» Recorded information
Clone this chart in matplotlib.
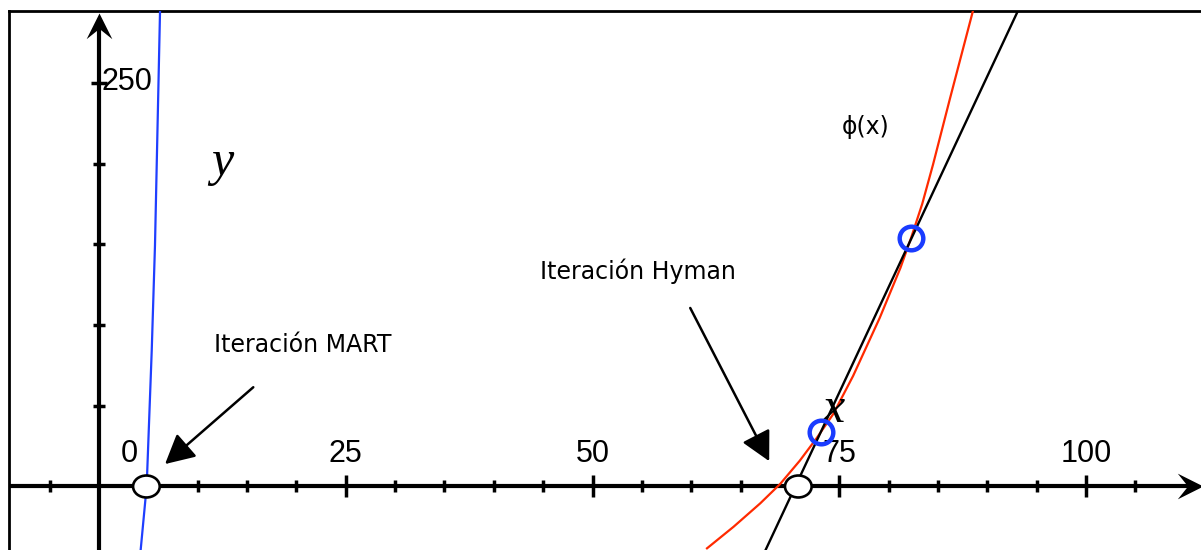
import numpy as np
import matplotlib.pyplot as plt
from matplotlib.patches import Ellipse
from matplotlib.path import Path

# curves
blue_x = [4.22, 4.83, 5.34, 5.67, 6.18, 6.25]
blue_y = [-39.3, 0.3, 84.1, 149.3, 294.0, 300.0]

red_x = [61.6, 64.3, 67.0, 69.0, 71.0, 72.7, 74.4, 76.4, 79.1, 81.2, 82.3, 83.4, 84.5, 86.2, 88.6, 88.8]
red_y = [-38.3, -24.9, -10.4, 1.5, 16.0, 29.9, 45.0, 68.5, 104.5, 135.5, 154.5, 175.0, 199.5, 240.0, 296.0, 300.0]

secant_x = [67.1, 93.2]
secant_y = [-45.0, 296.0]

iter_x = [73.1, 82.3]
iter_y = [34.0, 153.8]

root_x = [4.8, 70.85]
root_y = [0.0, 0.0]

major_ticks = [25, 50, 75, 100]
minor_ticks = [-5, 5, 10, 15, 20, 30, 35, 40, 45, 55, 60, 65, 70, 80, 85, 90, 95, 105]
y_minor = [50, 100, 150, 200]
y_major = [250]
tick_labels = ['0', '25', '50', '75', '100']
tick_label_x = [3.1, 25, 50, 75, 100]

fig = plt.figure(figsize=(12.01, 5.5), dpi=100)
ax = fig.add_axes([9/1201, -10/550, 1.0, 549/550])
ax.set_xlim(-9.12, 112.56)
ax.set_ylim(-45.54, 294.6)
ax.set_xticks([])
ax.set_yticks([])
for s in ['left', 'top']:
    ax.spines[s].set_linewidth(2)
for s in ['right', 'bottom']:
    ax.spines[s].set_visible(False)

# arrow-shaped markers for the axes ends
head_right = Path([(0, 0), (-1, 0.5), (-0.6, 0), (-1, -0.5), (0, 0)],
                  [Path.MOVETO, Path.LINETO, Path.LINETO, Path.LINETO, Path.CLOSEPOLY])
head_up = Path([(0, 0), (-0.5, -1), (0, -0.6), (0.5, -1), (0, 0)],
               [Path.MOVETO, Path.LINETO, Path.LINETO, Path.LINETO, Path.CLOSEPOLY])

ax.plot([-9.12, 110.8], [0, 0], color='black', lw=3, solid_capstyle='butt', zorder=2)
ax.plot([0, 0], [-46, 287], color='black', lw=3, solid_capstyle='butt', zorder=2)
ax.plot([111.85], [0], marker=head_right, ms=37, color='black', mew=0, zorder=3)
ax.plot([0], [293.2], marker=head_up, ms=37, color='black', mew=0, zorder=3)

# ticks
ax.plot(minor_ticks, [0]*len(minor_ticks), ls='none', marker='|', ms=8, mew=2.5, color='black', zorder=2)
ax.plot(major_ticks, [0]*len(major_ticks), ls='none', marker='|', ms=16, mew=2.5, color='black', zorder=2)
ax.plot([0]*len(y_minor), y_minor, ls='none', marker='_', ms=8, mew=2.5, color='black', zorder=2)
ax.plot([0]*len(y_major), y_major, ls='none', marker='_', ms=11, mew=2.5, color='black', zorder=2)

for lx, lab in zip(tick_label_x, tick_labels):
    ax.text(lx, 15.4, lab, ha='center', va='baseline', fontsize=22, family='Liberation Sans')
ax.text(0.3, 245.7, '250', ha='left', va='baseline', fontsize=22, family='Liberation Sans')

# curves
ax.plot(blue_x, blue_y, color='#1f3fff', lw=1.6, zorder=4)
ax.plot(red_x, red_y, color='#ff2a00', lw=1.6, zorder=4)
ax.plot(secant_x, secant_y, color='black', lw=1.7, zorder=4)

ax.plot(iter_x, iter_y, ls='none', marker='o', ms=17, mfc='none', mec='#1a3cff', mew=3.2, zorder=6)

for rx, ry in zip(root_x, root_y):
    ax.add_patch(Ellipse((rx, ry), 2.7, 13.6, facecolor='white', edgecolor='black', lw=1.9, zorder=7))

# labels
ax.text(12.5, 193.2, 'y', fontsize=36, style='italic', family='Liberation Serif', ha='center', va='baseline')
ax.text(74.4, 40.1, 'x', fontsize=36, style='italic', family='Liberation Serif', ha='center', va='baseline', zorder=5)
ax.text(77.7, 222.7, '\u03d5(x)', fontsize=17, family='DejaVu Sans', ha='center', va='center')

ax.text(20.6, 83.5, 'Iteración MART', fontsize=17, family='DejaVu Sans', ha='center', va='baseline')
ax.text(54.64, 128.4, 'Iteración Hyman', fontsize=17, family='DejaVu Sans', ha='center', va='baseline')

arrow_style = dict(arrowstyle='-|>,head_length=0.9,head_width=0.47', mutation_scale=20,
                   lw=1.8, color='black', shrinkA=0, shrinkB=0)
ax.annotate('', xy=(6.69, 13.9), xytext=(15.63, 61.5), arrowprops=arrow_style)
ax.annotate('', xy=(67.9, 15.7), xytext=(59.9, 110.6), arrowprops=arrow_style)

fig.savefig('out.png', dpi=100)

» What you should do
Leave the pictures out and please restate exactly the lines running from the start of the material through the one with "blue_y = [-39.3, 0.3, 84.1, 149.3, 294.0, 300.0]".

» Expected answer
Clone this chart in matplotlib.
import numpy as np
import matplotlib.pyplot as plt
from matplotlib.patches import Ellipse
from matplotlib.path import Path

# curves
blue_x = [4.22, 4.83, 5.34, 5.67, 6.18, 6.25]
blue_y = [-39.3, 0.3, 84.1, 149.3, 294.0, 300.0]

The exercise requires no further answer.